I also learned a new phrase: external cognition (Scaife & Rogers, 1996) -- it's a concept I've used many times, but now I have a literature reference for it! External cognition refers to using stuff to offload your brain -- for me, it's spreading papers out on my desk, scribbling on a whiteboard, saving notes on a computer, and so forth... instead of memorizing, I learn how to look up things, or I configure my software to pop up notifications to remind me. Basically, I get a lot less "smart" without my tools.

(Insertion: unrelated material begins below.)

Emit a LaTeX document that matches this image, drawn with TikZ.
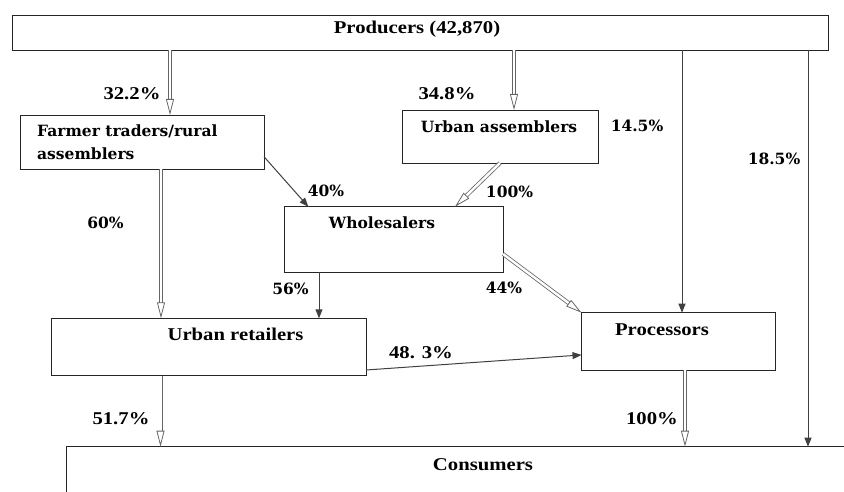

I've decided my class project will be a visualization of narrative data (from my dissertation) -- how to navigate between intertwined stories of the same event from multiple viewpoints. In addition to thematic similarities, we have examples of:

  • Same event, same narrator, different tellings: Lynn sits down in the spring and tells me about the first day of UOCD (a class). Later in the summer, Lynn sits down again and tells me about the same first day of UOCD -- how do the two versions of her telling differ?
  • Same event, different narrators: Jon also told me about the first day of UOCD. How is his account similar/different from Lynn's?
  • Narrators mentioning each other: Lynn mentions Jon in her account of UOCD's first day, and Jon mentions Lynn.
  • Narrators responding to each other: Once Lynn reads what Jon said, she starts thinking about how she told the story. (Possible sub-question: what in our stories do we choose to focus on / react to? Is there a heatmap we can make?)

This is going to be fun to play with and untangle -- I'm not sure what I want to visualize yet, but the above connections seem like a reasonable starting point.